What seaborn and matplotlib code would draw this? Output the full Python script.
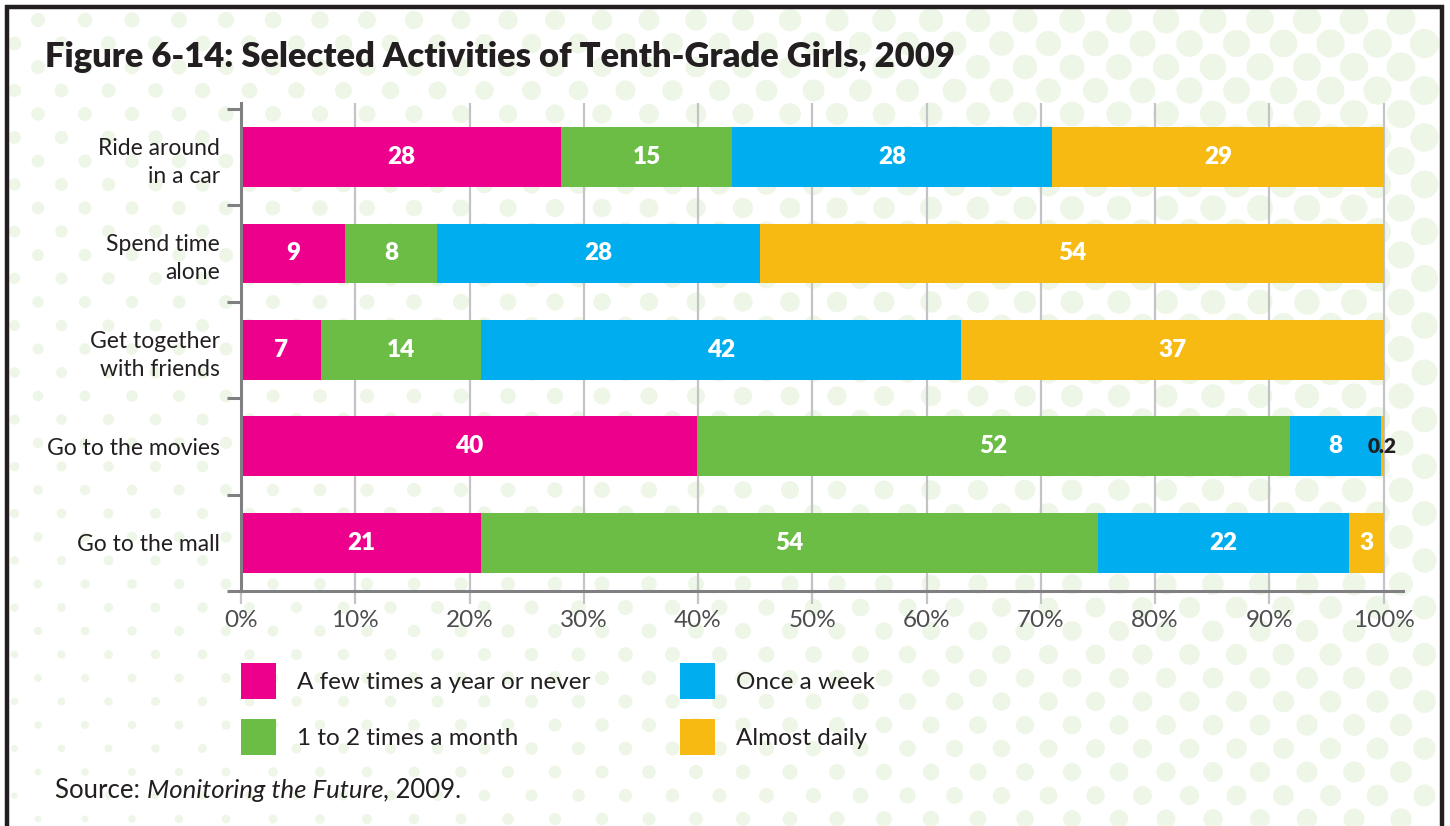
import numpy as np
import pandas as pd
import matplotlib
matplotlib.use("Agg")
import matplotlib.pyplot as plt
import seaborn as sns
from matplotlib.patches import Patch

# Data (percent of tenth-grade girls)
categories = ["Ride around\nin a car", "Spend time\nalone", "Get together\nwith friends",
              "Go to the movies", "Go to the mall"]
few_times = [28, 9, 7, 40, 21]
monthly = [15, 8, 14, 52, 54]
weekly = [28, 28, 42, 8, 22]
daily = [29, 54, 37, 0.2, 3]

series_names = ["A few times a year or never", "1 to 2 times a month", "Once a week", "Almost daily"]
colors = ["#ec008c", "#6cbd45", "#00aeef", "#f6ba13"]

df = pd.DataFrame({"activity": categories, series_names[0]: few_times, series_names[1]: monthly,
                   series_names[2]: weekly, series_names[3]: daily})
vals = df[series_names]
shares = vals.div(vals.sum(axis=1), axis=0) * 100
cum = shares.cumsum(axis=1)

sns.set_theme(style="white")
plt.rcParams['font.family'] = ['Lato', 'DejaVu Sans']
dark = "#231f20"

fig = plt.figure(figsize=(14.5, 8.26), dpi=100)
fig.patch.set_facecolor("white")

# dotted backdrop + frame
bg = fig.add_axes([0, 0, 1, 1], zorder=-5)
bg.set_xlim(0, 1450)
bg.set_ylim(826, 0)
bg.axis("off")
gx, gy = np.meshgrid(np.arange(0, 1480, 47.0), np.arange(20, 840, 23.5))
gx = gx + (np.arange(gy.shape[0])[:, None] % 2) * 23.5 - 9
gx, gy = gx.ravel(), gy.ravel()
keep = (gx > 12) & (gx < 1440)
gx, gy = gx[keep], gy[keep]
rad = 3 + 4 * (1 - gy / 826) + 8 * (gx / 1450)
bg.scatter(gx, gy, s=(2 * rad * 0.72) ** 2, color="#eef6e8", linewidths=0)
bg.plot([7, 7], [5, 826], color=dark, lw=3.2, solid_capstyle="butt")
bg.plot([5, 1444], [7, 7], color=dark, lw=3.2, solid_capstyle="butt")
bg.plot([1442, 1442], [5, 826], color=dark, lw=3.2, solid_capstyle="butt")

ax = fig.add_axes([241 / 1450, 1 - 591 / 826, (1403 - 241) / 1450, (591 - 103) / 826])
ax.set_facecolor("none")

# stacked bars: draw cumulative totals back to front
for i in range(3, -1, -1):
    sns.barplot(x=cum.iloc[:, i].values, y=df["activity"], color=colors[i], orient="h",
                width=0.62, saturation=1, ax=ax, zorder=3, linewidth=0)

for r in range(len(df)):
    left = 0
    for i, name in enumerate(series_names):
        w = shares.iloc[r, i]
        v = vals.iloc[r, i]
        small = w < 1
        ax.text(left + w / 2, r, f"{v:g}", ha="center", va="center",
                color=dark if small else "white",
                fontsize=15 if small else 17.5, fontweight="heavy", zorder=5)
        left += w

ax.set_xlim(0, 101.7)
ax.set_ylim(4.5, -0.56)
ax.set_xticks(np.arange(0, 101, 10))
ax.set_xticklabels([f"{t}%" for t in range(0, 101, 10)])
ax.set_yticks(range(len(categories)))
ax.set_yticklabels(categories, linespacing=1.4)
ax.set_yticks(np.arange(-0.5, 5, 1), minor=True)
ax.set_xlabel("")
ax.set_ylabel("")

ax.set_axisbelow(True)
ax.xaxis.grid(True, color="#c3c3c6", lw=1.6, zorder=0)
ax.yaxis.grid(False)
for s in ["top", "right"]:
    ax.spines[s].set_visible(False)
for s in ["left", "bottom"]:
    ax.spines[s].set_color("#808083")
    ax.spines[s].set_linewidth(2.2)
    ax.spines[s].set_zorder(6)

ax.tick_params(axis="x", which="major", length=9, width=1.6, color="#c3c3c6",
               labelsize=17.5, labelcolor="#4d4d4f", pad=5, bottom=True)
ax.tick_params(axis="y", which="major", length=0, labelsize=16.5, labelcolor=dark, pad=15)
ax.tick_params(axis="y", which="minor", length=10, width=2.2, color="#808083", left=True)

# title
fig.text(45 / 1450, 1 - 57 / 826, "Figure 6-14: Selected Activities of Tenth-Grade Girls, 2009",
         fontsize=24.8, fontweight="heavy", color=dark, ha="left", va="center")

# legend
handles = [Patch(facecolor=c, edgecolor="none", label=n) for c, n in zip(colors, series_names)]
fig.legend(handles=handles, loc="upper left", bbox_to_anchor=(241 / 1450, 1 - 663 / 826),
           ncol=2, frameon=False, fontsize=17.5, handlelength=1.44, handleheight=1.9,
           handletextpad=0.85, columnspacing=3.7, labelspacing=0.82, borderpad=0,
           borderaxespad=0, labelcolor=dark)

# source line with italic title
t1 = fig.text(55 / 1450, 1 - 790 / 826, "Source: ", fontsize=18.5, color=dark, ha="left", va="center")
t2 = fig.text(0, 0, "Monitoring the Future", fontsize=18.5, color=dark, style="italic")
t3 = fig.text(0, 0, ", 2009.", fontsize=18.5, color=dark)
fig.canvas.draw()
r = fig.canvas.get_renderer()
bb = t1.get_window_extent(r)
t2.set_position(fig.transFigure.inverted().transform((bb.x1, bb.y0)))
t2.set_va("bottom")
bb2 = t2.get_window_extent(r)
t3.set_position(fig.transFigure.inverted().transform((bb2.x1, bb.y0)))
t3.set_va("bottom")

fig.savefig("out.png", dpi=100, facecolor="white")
==========
Leave the pictures out, and print every line of the listing exactly as written.

What seaborn and matplotlib code would draw this? Output the full Python script.
import numpy as np
import pandas as pd
import matplotlib
matplotlib.use("Agg")
import matplotlib.pyplot as plt
import seaborn as sns
from matplotlib.patches import Patch

# Data (percent of tenth-grade girls)
categories = ["Ride around\nin a car", "Spend time\nalone", "Get together\nwith friends",
              "Go to the movies", "Go to the mall"]
few_times = [28, 9, 7, 40, 21]
monthly = [15, 8, 14, 52, 54]
weekly = [28, 28, 42, 8, 22]
daily = [29, 54, 37, 0.2, 3]

series_names = ["A few times a year or never", "1 to 2 times a month", "Once a week", "Almost daily"]
colors = ["#ec008c", "#6cbd45", "#00aeef", "#f6ba13"]

df = pd.DataFrame({"activity": categories, series_names[0]: few_times, series_names[1]: monthly,
                   series_names[2]: weekly, series_names[3]: daily})
vals = df[series_names]
shares = vals.div(vals.sum(axis=1), axis=0) * 100
cum = shares.cumsum(axis=1)

sns.set_theme(style="white")
plt.rcParams['font.family'] = ['Lato', 'DejaVu Sans']
dark = "#231f20"

fig = plt.figure(figsize=(14.5, 8.26), dpi=100)
fig.patch.set_facecolor("white")

# dotted backdrop + frame
bg = fig.add_axes([0, 0, 1, 1], zorder=-5)
bg.set_xlim(0, 1450)
bg.set_ylim(826, 0)
bg.axis("off")
gx, gy = np.meshgrid(np.arange(0, 1480, 47.0), np.arange(20, 840, 23.5))
gx = gx + (np.arange(gy.shape[0])[:, None] % 2) * 23.5 - 9
gx, gy = gx.ravel(), gy.ravel()
keep = (gx > 12) & (gx < 1440)
gx, gy = gx[keep], gy[keep]
rad = 3 + 4 * (1 - gy / 826) + 8 * (gx / 1450)
bg.scatter(gx, gy, s=(2 * rad * 0.72) ** 2, color="#eef6e8", linewidths=0)
bg.plot([7, 7], [5, 826], color=dark, lw=3.2, solid_capstyle="butt")
bg.plot([5, 1444], [7, 7], color=dark, lw=3.2, solid_capstyle="butt")
bg.plot([1442, 1442], [5, 826], color=dark, lw=3.2, solid_capstyle="butt")

ax = fig.add_axes([241 / 1450, 1 - 591 / 826, (1403 - 241) / 1450, (591 - 103) / 826])
ax.set_facecolor("none")

# stacked bars: draw cumulative totals back to front
for i in range(3, -1, -1):
    sns.barplot(x=cum.iloc[:, i].values, y=df["activity"], color=colors[i], orient="h",
                width=0.62, saturation=1, ax=ax, zorder=3, linewidth=0)

for r in range(len(df)):
    left = 0
    for i, name in enumerate(series_names):
        w = shares.iloc[r, i]
        v = vals.iloc[r, i]
        small = w < 1
        ax.text(left + w / 2, r, f"{v:g}", ha="center", va="center",
                color=dark if small else "white",
                fontsize=15 if small else 17.5, fontweight="heavy", zorder=5)
        left += w

ax.set_xlim(0, 101.7)
ax.set_ylim(4.5, -0.56)
ax.set_xticks(np.arange(0, 101, 10))
ax.set_xticklabels([f"{t}%" for t in range(0, 101, 10)])
ax.set_yticks(range(len(categories)))
ax.set_yticklabels(categories, linespacing=1.4)
ax.set_yticks(np.arange(-0.5, 5, 1), minor=True)
ax.set_xlabel("")
ax.set_ylabel("")

ax.set_axisbelow(True)
ax.xaxis.grid(True, color="#c3c3c6", lw=1.6, zorder=0)
ax.yaxis.grid(False)
for s in ["top", "right"]:
    ax.spines[s].set_visible(False)
for s in ["left", "bottom"]:
    ax.spines[s].set_color("#808083")
    ax.spines[s].set_linewidth(2.2)
    ax.spines[s].set_zorder(6)

ax.tick_params(axis="x", which="major", length=9, width=1.6, color="#c3c3c6",
               labelsize=17.5, labelcolor="#4d4d4f", pad=5, bottom=True)
ax.tick_params(axis="y", which="major", length=0, labelsize=16.5, labelcolor=dark, pad=15)
ax.tick_params(axis="y", which="minor", length=10, width=2.2, color="#808083", left=True)

# title
fig.text(45 / 1450, 1 - 57 / 826, "Figure 6-14: Selected Activities of Tenth-Grade Girls, 2009",
         fontsize=24.8, fontweight="heavy", color=dark, ha="left", va="center")

# legend
handles = [Patch(facecolor=c, edgecolor="none", label=n) for c, n in zip(colors, series_names)]
fig.legend(handles=handles, loc="upper left", bbox_to_anchor=(241 / 1450, 1 - 663 / 826),
           ncol=2, frameon=False, fontsize=17.5, handlelength=1.44, handleheight=1.9,
           handletextpad=0.85, columnspacing=3.7, labelspacing=0.82, borderpad=0,
           borderaxespad=0, labelcolor=dark)

# source line with italic title
t1 = fig.text(55 / 1450, 1 - 790 / 826, "Source: ", fontsize=18.5, color=dark, ha="left", va="center")
t2 = fig.text(0, 0, "Monitoring the Future", fontsize=18.5, color=dark, style="italic")
t3 = fig.text(0, 0, ", 2009.", fontsize=18.5, color=dark)
fig.canvas.draw()
r = fig.canvas.get_renderer()
bb = t1.get_window_extent(r)
t2.set_position(fig.transFigure.inverted().transform((bb.x1, bb.y0)))
t2.set_va("bottom")
bb2 = t2.get_window_extent(r)
t3.set_position(fig.transFigure.inverted().transform((bb2.x1, bb.y0)))
t3.set_va("bottom")

fig.savefig("out.png", dpi=100, facecolor="white")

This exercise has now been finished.